After recording a strong bounce in profits in the latest half, IAG said on Thursday the cost of meeting claims continued to rise faster than inflation.

Claims from recent flooding and bushfires were within its allowances but the chief executive, Mike Wilkins, said "underlying longer-term cost trends" were likely to result in higher prices for customers.

"On a blended basis, we could see prices moving in the 5 to 10 per cent range," Mr Wilkins said.

He said the price pressure was not due to any individual event but was caused by continued rises in costs such as salaries.

IAG handed down earnings of $461 million in the six months to December, more than triple the result in the previous corresponding period.
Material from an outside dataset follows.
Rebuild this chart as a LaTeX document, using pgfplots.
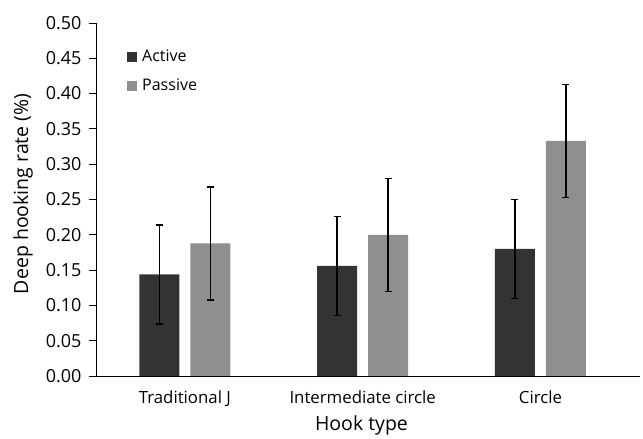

The result was helped by strong growth in earnings from its core Australian and New Zealand operations, which helped expand group profit margins to 19.9 per cent, from 7.7 per cent.

Its Asian businesses, which include investments in Thailand, Malaysia, China and Vietnam, contributed to almost 6 per cent of gross revenue from premiums.

IAG, the group behind the NRMA, RACV and CGU brands, is the nation's biggest insurer of cars and homes.

Australian consumers are regarded as less likely to shop around for insurance than buyers in some other countries, and analysts expect IAG will be able to pass on most of its price rises.

But an analyst at Nomura, Toby Langley, said if wage growth were to slow, it could result in consumers becoming more discerning about their insurance policy purchases.

Investors welcomed the latest bounce in profits, lifting IAG shares by 15¢, or 2.8 per cent to $5.57.

"The market seems to have underestimated the benefit of price rises that IAG has managed to put through its business in recent periods," Mr Langley said.

The bounce in earnings helped increase the group's capital ratio above its own benchmarks but Mr Wilkins said any talk of capital management, such as a special dividend, was "premature".